3. Pending work: There
are some compatibility-related issues probably needing much work;
I have also made a number of new features working fine at my
workplaces—while
needing additional efforts to prepare public releases of them.
I am listing these issues here in hope for support without which
I am unable to master them.
- lineno.sty can be used together with the following packages
(in the sense that all the text of a document can be compiled),
yet sometimes not with the desired outcomes. lineno.sty may, e.g.,
occasionally disable features of other packages.
Such issues have even been discussed in internet forums (without telling the maintainers).
- amsmath.sty (American
Mathematical Society) — almost inevitable standard
in scientific publishing, but lineno.sty doesn't number its equation arrays properly.
- multicol.sty especially
for switching between one- and two-column-mode in mid page with line numbers in the page margins.
- hyperref.sty (hypertext
support) marking anchors by colours or frames seems not to work properly.
- lineno.sty documentation as well as its CTAN
directory need some actualization and transparent reorganization
(cf. below).
- Journal classes:
- American Physical
Society: revtex4 —
compatibility issues, worked out privately.
- Elsevier: on the one hand, there seems to be
elsarcticle.cls
on CTAN; on the other, there seems to be a new class
elsart.cls
available from Elsevier’s pages only, being not as cooperative with lineno.sty
as elsarticle once was. One of them seems to be active now, not the
other — I am unable to find out which …
- Around lineno.sty:
- wrapfig functionality: This
at present is part of a private version of
lineno.sty
that was used in Volume III/3 of the German
Nicolaus-Copernicus-Gesamtausgabe
to let text flow around redrawings of the figures in Copernicus’
De revolutionibus.
Because of changing page breaks, the figures had to be repositioned within paragraphs several times,
they were some 140.
With wrapfig.sty, such a change needs knowing
and respecting the line breaks. With lineno’s
enhancement, one just enters the number of the line where the figure should be inserted into a
paragraph. It would be quite simple to place it automatically at the top of the next page if it
doesn't fit on the present page (this may not work in all cases). In a later future, there might be
a reduced version of lineno.sty that just provides
this functionality, without numbering lines and referring to them.

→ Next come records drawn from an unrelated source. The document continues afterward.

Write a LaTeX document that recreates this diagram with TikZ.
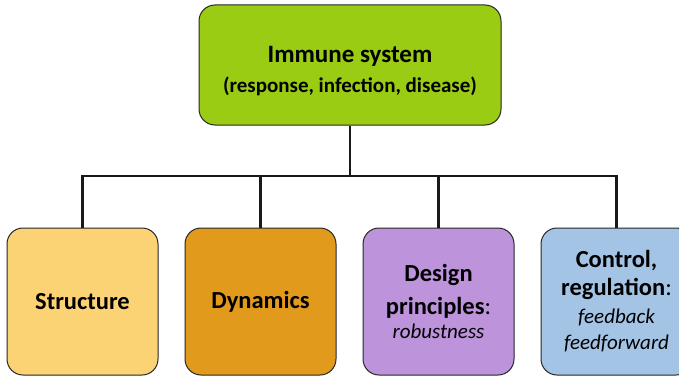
\documentclass[tikz,border=0pt]{standalone}
\usepackage{fontspec}
\setmainfont{Carlito}
\usetikzlibrary{positioning}

\definecolor{topgreen}{HTML}{99CC12}
\definecolor{structyellow}{HTML}{FCD374}
\definecolor{dynorange}{HTML}{E29A1C}
\definecolor{designviolet}{HTML}{BD93DC}
\definecolor{ctrlblue}{HTML}{A4C4E6}

\newcommand{\slant}{\fontsize{21}{25}\selectfont\mdseries\itshape}

\begin{document}
\begin{tikzpicture}[x=1pt,y=-1pt,
                    box node/.style={draw=black!85, line width=1pt, rounded corners=16pt,
                      align=center, inner sep=2pt},
                    leaf node/.style={box node, minimum width=151pt, minimum height=147pt,
                      font=\fontsize{24.5}{28}\selectfont\bfseries},
                    link/.style={draw=black!90, line width=2.2pt}]
  \useasboundingbox (0,0) rectangle (679,377);

  %Root%
  \node[box node, fill=topgreen, minimum width=302pt, minimum height=120pt,
        font=\fontsize{25}{28}\selectfont\bfseries] (immune) at (350,65)
    {\raisebox{-7pt}[\height][\depth]{\begin{tabular}{@{}c@{}}Immune system\\[2pt]
      \fontsize{21}{25}\selectfont (response, infection, disease)\end{tabular}}};

  %Leaves%
  \node[leaf node, fill=structyellow] (structure) at (82.5,301.5) {Structure};
  \node[leaf node, fill=dynorange, right=26pt of structure] (dynamics) {Dynamics};
  \node[leaf node, fill=designviolet, right=26pt of dynamics] (design)
    {Design\\[5pt]principles\textmd{:}\\[-4pt]\slant robustness};
  \node[leaf node, fill=ctrlblue, right=26pt of design] (control)
    {Control,\\regulation\textmd{:}\\[0pt]\slant feedback\\[-2pt]\slant feedforward};

  \coordinate (bus) at (350,176);
  \foreach \leaf in {structure,dynamics,design,control}
    \draw[link] (immune.south) -- (bus) -| (\leaf.north);
\end{tikzpicture}
\end{document}
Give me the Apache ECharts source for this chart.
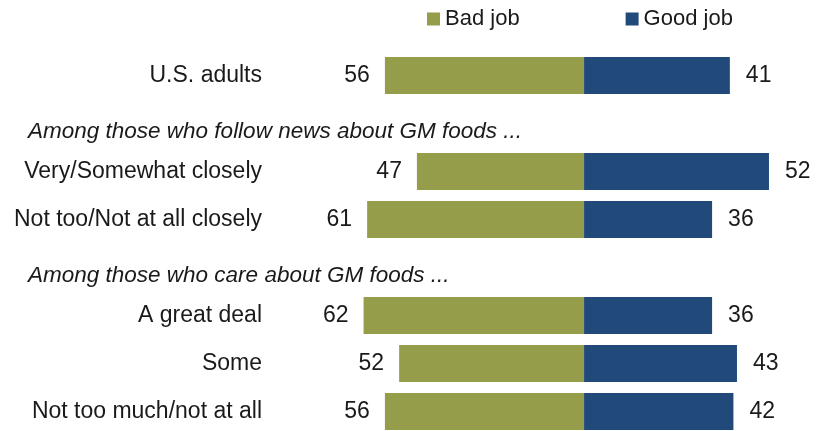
<!DOCTYPE html>
<html>
<head>
<meta charset="utf-8">
<script src="https://cdn.jsdelivr.net/npm/echarts@6/dist/echarts.min.js"></script>
<style>html,body{margin:0;padding:0;background:#fff}#c{width:822px;height:431px}</style>
</head>
<body>
<div id="c"></div>
<script>
const categories = ['U.S. adults', 'H1', 'Very/Somewhat closely', 'Not too/Not at all closely', 'H2', 'A great deal', 'Some', 'Not too much/not at all'];
const headers = {
  'H1': 'Among those who follow news about GM foods ...',
  'H2': 'Among those who care about GM foods ...'
};
const badJob = [56, null, 47, 61, null, 62, 52, 56];
const goodJob = [41, null, 52, 36, null, 36, 43, 42];
const seriesNames = ['Bad job', 'Good job'];

const GREEN = '#959D4B', BLUE = '#214A7B';
const FONT = '"Liberation Sans", Arial, sans-serif';

const chart = echarts.init(document.getElementById('c'), null, {renderer: 'canvas'});
chart.setOption({
  animation: false,
  textStyle: {fontFamily: FONT},
  legend: {
    left: 427, top: 8, padding: 0,
    itemWidth: 13, itemHeight: 13, itemGap: 106,
    icon: 'rect',
    textStyle: {fontSize: 22, color: '#1a1a1a', fontFamily: FONT},
    data: seriesNames
  },
  grid: {left: 264, top: 51.5, width: 569, height: 384, containLabel: false, outerBoundsMode: 'none'},
  xAxis: {
    type: 'value', min: -90, max: 70, show: false
  },
  yAxis: {
    type: 'category', inverse: true, data: categories,
    axisLine: {show: false}, axisTick: {show: false}, splitLine: {show: false},
    axisLabel: {
      margin: 2, fontSize: 23, color: '#1a1a1a', fontFamily: FONT,
      formatter: v => headers[v] ? '' : v
    }
  },
  series: [
    {
      name: seriesNames[0], type: 'bar', stack: 'a', barWidth: 37,
      itemStyle: {color: GREEN},
      data: badJob.map(v => v == null ? null : -v),
      label: {show: true, position: 'left', distance: 15, fontSize: 23, color: '#1a1a1a', fontFamily: FONT,
        formatter: p => Math.abs(p.value)}
    },
    {
      name: seriesNames[1], type: 'bar', stack: 'a', barWidth: 37,
      itemStyle: {color: BLUE},
      data: goodJob,
      label: {show: true, position: 'right', distance: 16, fontSize: 23, color: '#1a1a1a', fontFamily: FONT}
    }
  ]
});

const g = [];
categories.forEach(c => {
  if (headers[c]) {
    const y = chart.convertToPixel({yAxisIndex: 0}, c);
    g.push({type: 'text', x: 28, y: y + 8,
      style: {text: headers[c], font: 'italic 22.5px ' + FONT, fill: '#1a1a1a', verticalAlign: 'middle'}});
  }
});
chart.setOption({graphic: g});
</script>
</body>
</html>
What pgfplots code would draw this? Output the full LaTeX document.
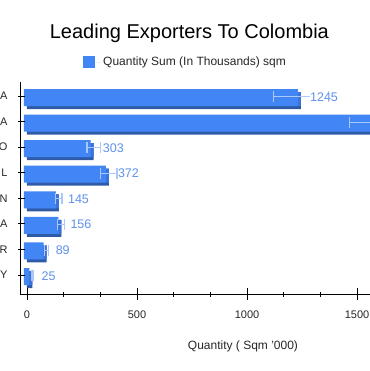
\documentclass[border=0pt]{standalone}
\usepackage{fontspec}
\setmainfont{Liberation Sans}
\usepackage{pgfplots}
\pgfplotsset{compat=1.18}
\usetikzlibrary{calc}
\definecolor{front}{RGB}{66,133,244}
\definecolor{darkb}{RGB}{46,90,168}
\definecolor{side}{RGB}{58,115,220}
\definecolor{errb}{RGB}{170,200,250}
\definecolor{lblb}{RGB}{95,145,235}
\begin{document}
\begin{tikzpicture}
\begin{axis}[
  name=ax,
  clip=false,
  scale only axis,
  width=350bp, height=212bp,
  xmin=-31.8, xmax=1559,
  ymin=-0.743, ymax=7.548,
  axis x line=bottom, axis y line=left,
  axis line style={-, black, line width=0.8bp},
  xtick={0,500,1000,1500},
  minor x tick num=2,
  ytick={0,1,2,3,4,5,6,7},
  yticklabels={Y,R,A,N,L,O,A,A},
  tick align=center,
  xtick style={black, line width=0.8bp},
  ytick style={draw=none},
  major tick length=12bp,
  minor tick length=5bp,
  /pgf/number format/1000 sep={},
  /pgf/number format/assume math mode=true,
  xticklabel style={font=\fontsize{11bp}{13bp}\selectfont, text=black!85, yshift=-7bp},
  yticklabel style={font=\fontsize{11bp}{13bp}\selectfont, text=black!85, xshift=-3bp},
  xlabel={Quantity ( Sqm '000)},
  xlabel style={at={(axis description cs:0.637,-0.245)}, anchor=center, font=\fontsize{12bp}{14bp}\selectfont, text=black!85},
  title={Leading Exporters To Colombia},
  every axis title/.style={at={(axis description cs:0.484,1.203)}, anchor=base, font=\fontsize{20bp}{24bp}\selectfont},
  legend style={draw=none, fill=none, inner sep=0pt, at={(axis description cs:0.18,1.094)}, anchor=west, font=\fontsize{12bp}{14bp}\selectfont, text=black!85},
  legend image code/.code={\fill[front] (0bp,-6bp) rectangle (12bp,6bp); \path (0bp,0bp) -- (18bp,0bp);},
]
\addplot[xbar, bar width=17bp, bar shift=-4.5bp, fill=darkb, draw=none, forget plot]
  coordinates {(1245,7) (1630,6) (303,5) (372,4) (145,3) (156,2) (89,1) (25,0)};
\addplot[xbar, bar width=14bp, bar shift=-3bp, fill=side, draw=none, forget plot]
  coordinates {(1245,7) (1630,6) (303,5) (372,4) (145,3) (156,2) (89,1) (25,0)};
\addplot[xbar, bar width=17bp, bar shift=-1.5bp, fill=front, draw=none, xshift=-3bp]
  coordinates {(1245,7) (1630,6) (303,5) (372,4) (145,3) (156,2) (89,1) (25,0)};
\addlegendentry{Quantity Sum (In Thousands) sqm}
% interval whiskers
\addplot[draw=none, mark=none, forget plot, yshift=-0.7bp,
  error bars/.cd, x dir=both, x explicit,
  error bar style={draw=errb, line width=1bp},
  error mark options={draw=errb, line width=1.2bp, mark size=5.5bp, rotate=90}]
  coordinates {(1245,7) +- (124.5,0) (1630,6) +- (163,0) (303,5) +- (30.3,0) (372,4) +- (37.2,0) (145,3) +- (14.5,0) (156,2) +- (15.6,0) (89,1) +- (8.9,0) (25,0) +- (2.5,0)};
% value labels (the label of the bar that runs past the edge is not shown)
\addplot[draw=none, mark=none, forget plot, yshift=-0.7bp,
  point meta=x,
  nodes near coords={\pgfmathprintnumber[assume math mode=true]{\pgfplotspointmeta}},
  every node near coord/.append style={anchor=west, inner sep=0pt, fill=white, xshift=9bp, text=lblb, font=\fontsize{12.5bp}{14bp}\selectfont}]
  coordinates {(1245,7) (303,5) (372,4) (145,3) (156,2) (89,1) (25,0)};
% y-axis category ticks
\addplot[only marks, mark=-, mark size=3.5bp, mark options={black, line width=0.8bp}, forget plot]
  coordinates {(-25,0) (-25,1) (-25,2) (-25,3) (-25,4) (-25,5) (-25,6) (-25,7)};
\end{axis}
\pgfresetboundingbox
\useasboundingbox ($(ax.south west)+(-20bp,-77bp)$) rectangle ($(ax.south west)+(350bp,294bp)$);
\end{tikzpicture}
\end{document}
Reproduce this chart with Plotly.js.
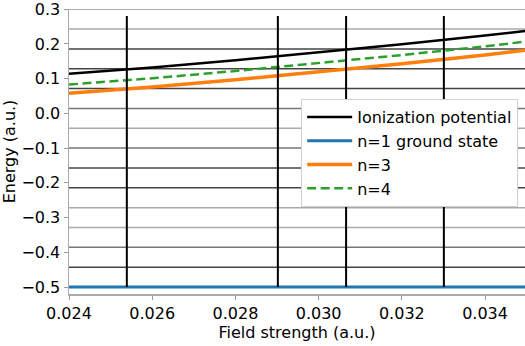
<!DOCTYPE html>
<html><head><meta charset="utf-8">
<script src="https://cdn.plot.ly/plotly-3.0.1.min.js"></script>
<style>html,body{margin:0;padding:0;overflow:hidden;background:#fff}</style>
</head><body><div id="chart" style="width:525px;height:346px"></div>
<script>
// Field strength samples (a.u.)
const fieldStrength = [0.024, 0.026, 0.028, 0.030, 0.032, 0.034, 0.035];
// Energies (a.u.)
const ionizationPotential = [0.114, 0.132, 0.153, 0.175, 0.199, 0.224, 0.238];
const groundState = [-0.5, -0.5, -0.5, -0.5, -0.5, -0.5, -0.5];
const n3Level = [0.058, 0.076, 0.097, 0.119, 0.143, 0.168, 0.182];
const n4Level = [0.083, 0.101, 0.122, 0.144, 0.168, 0.193, 0.207];
// Horizontal reference levels
const refLevels = [0.3, 0.2429, 0.1857, 0.1286, 0.0714, 0.0143, -0.0429, -0.1, -0.1571, -0.2143, -0.2714, -0.3286, -0.3857, -0.4429];
const refShade = ['light','light','dark','dark','dark','mid','light','mid','dark','dark','light','light','mid','dark'];
// Vertical marker lines
const markerX = [0.02539, 0.02902, 0.03066, 0.03301];
const markerBottom = -0.5, markerTop = 0.28;
const xTicks = [0.024, 0.026, 0.028, 0.030, 0.032, 0.034];
const yTicks = [-0.5, -0.4, -0.3, -0.2, -0.1, 0.0, 0.1, 0.2, 0.3];

const shadeColor = {light: '#aaaaaa', mid: '#777777', dark: '#444444'};
const shapes = [];
refLevels.forEach((v, i) => shapes.push({type: 'line', xref: 'paper', yref: 'y', x0: 0, x1: 1, y0: v, y1: v,
  line: {color: shadeColor[refShade[i]], width: 1.5}, layer: 'below'}));
markerX.forEach(x => shapes.push({type: 'line', xref: 'x', yref: 'y', x0: x, x1: x, y0: markerBottom, y1: markerTop,
  line: {color: '#000', width: 2}, layer: 'above'}));

const fmt = (v, d) => (v < 0 ? '\u2212' : '') + Math.abs(v).toFixed(d);
const font = {family: 'DejaVu Sans', size: 16, color: '#000'};
const traces = [
  {x: fieldStrength, y: ionizationPotential, name: 'Ionization potential', mode: 'lines', line: {color: '#000', width: 2.5}},
  {x: fieldStrength, y: groundState, name: 'n=1 ground state', mode: 'lines', line: {color: '#1f77b4', width: 3}},
  {x: fieldStrength, y: n3Level, name: 'n=3', mode: 'lines', line: {color: '#ff7f0e', width: 3.5}},
  {x: fieldStrength, y: n4Level, name: 'n=4', mode: 'lines', line: {color: '#2ca02c', width: 2.5, dash: '9px,4.5px'}}
];
const layout = {
  width: 525, height: 346,
  margin: {l: 69, r: 0, t: 9, b: 52},
  paper_bgcolor: '#fff', plot_bgcolor: '#fff',
  font: font,
  showlegend: true,
  xaxis: {range: [0.024, 0.03496], tickvals: xTicks, ticktext: xTicks.map(v => fmt(v, 3)),
    showgrid: false, zeroline: false, showline: true, linecolor: '#aaaaaa', linewidth: 1.5,
    ticks: 'outside', ticklen: 4, tickcolor: '#999', tickwidth: 1, ticklabeloverflow: 'allow',
    title: {text: 'Field strength (a.u.)', font: font, standoff: 0}, tickfont: font},
  yaxis: {range: [-0.52, 0.3005], tickvals: yTicks, ticktext: yTicks.map(v => fmt(v, 1)),
    showgrid: false, zeroline: false, showline: true, linecolor: '#aaaaaa', linewidth: 1.5,
    ticks: 'outside', ticklen: 4, tickcolor: '#999', tickwidth: 1, ticklabeloverflow: 'allow',
    title: {text: 'Energy (a.u.)', font: font, standoff: 3}, tickfont: font},
  legend: {x: 0.985, y: 0.684, xanchor: 'right', yanchor: 'top', bgcolor: '#fff',
    bordercolor: '#d0d0d0', borderwidth: 1, font: font, itemwidth: 45, tracegroupgap: 0},
  shapes: shapes
};
Plotly.newPlot('chart', traces, layout, {displayModeBar: false, staticPlot: true});
</script></body></html>
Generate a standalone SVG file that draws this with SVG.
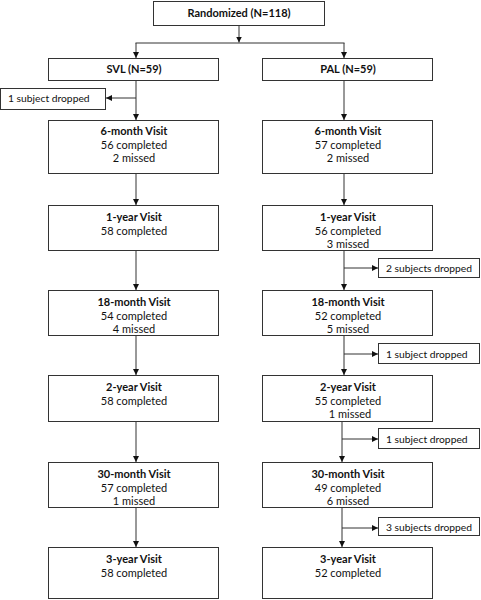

- Documentation and package management: I am working at
macros for producing high-quality documentation from “old-style”,
simple almost ASCII documentations of TeX packages without the heavy
doc.sty
machinery, to be applied to those maintained by myself in the first instance.
The present state of this is the nicetext bundle,
documenting itself this way.
lineno.pdf
should become another application. So far, it has been made with
AWK.
I am replacing AWK
(as well as
Perl
for more general applications) with something following the philosophy of
docstrip.tex
- \includeonly bug fix: It seems that each change of
\includeonly
crashes.
- Long lemmas: (Apparently related to previous problem)
ednotes.sty
doesn't properly support referring to text that spans
paragraphs or more (e.g., entire chapter) is missing;
my tries in own work were not stable enough to be released,
it is a matter of choosing a nice syntax as well.
(A preliminary, privately distributed
parlemma.sty
as of 2009-03-04 seems to solve this.)
- Margin notes to tables (just a release is missing, mainly for critical
editions): edtable.sty
so far has been an enhancement of
lineno.sty
(in the latter’s
CTAN directory)
for dealing with tables and as such an enhancement of
ednotes.sty
for critical editions as well;
my private version of it now is a standalone enhancing Markus Kohm’s
marginnote.sty.
- parallel.sty functionality
or compatability (translations or synopses, parallel text passages
facing each other on left/right pages or left/right columns).
- Line numbers in index: Some users have a private version of this,
to be released.
I may already have spent unreasonably much time with some of these projects without having been paid.
If single jobs listed above can be carried out in a few hours, the major task remains that they at present should not be released one by one, rather there should be one new release of
lineno.sty and
ednotes.sty at once.
4. Abilities as a
consultant: My TeX- and typography-related knowledge and abilities include:
- typographical principles;
- markup commands;
- obtaining special symbols (have you noticed I am using typographical versions of dashes,
apostrophes,
quotation marks, spaces here?);
- shaping tables;
- internal processes of TeX and LaTeX (I have studied the TeXbook,
which is the main TeX manual, and the LaTeX code);
- finding existing special packages for special purposes;
- years of practice with math and other sciences formulas
as well as with critical text editions;
- Engagement on the
texhax
mailing list, to answer or discuss ‘how-to’ or ‘why’ questions
on TeX and LaTeX. texhax also keeps me in touch with new developments and technologies
that I haven't tried myself so far.
- for languages, cf. my German Wikipedia
homepage
(mainly German, English, Latin).
Mixed abilities: My knowledge of internals of platforms may be limited,
although worked on [CPM,] DOS, Atari, Apple MacIntosh stages, MS Windows stages, UNIX/Linux
or of other programs than TeX (did some BASIC, Assembler, PASCAL programming,
some office applications, some importing and reworking of graphics).
My programming tools and environments are rather primitive.
(However, I work with Alexander Gröpl’s outline editor xEDIT
which provides powerful shorthand mechanisms!)
Until I have finished certain projects, I will only take part-time or freelance jobs.
I hope to resume scientific work (mathematics, philosophy) instead of mainly working on TeX.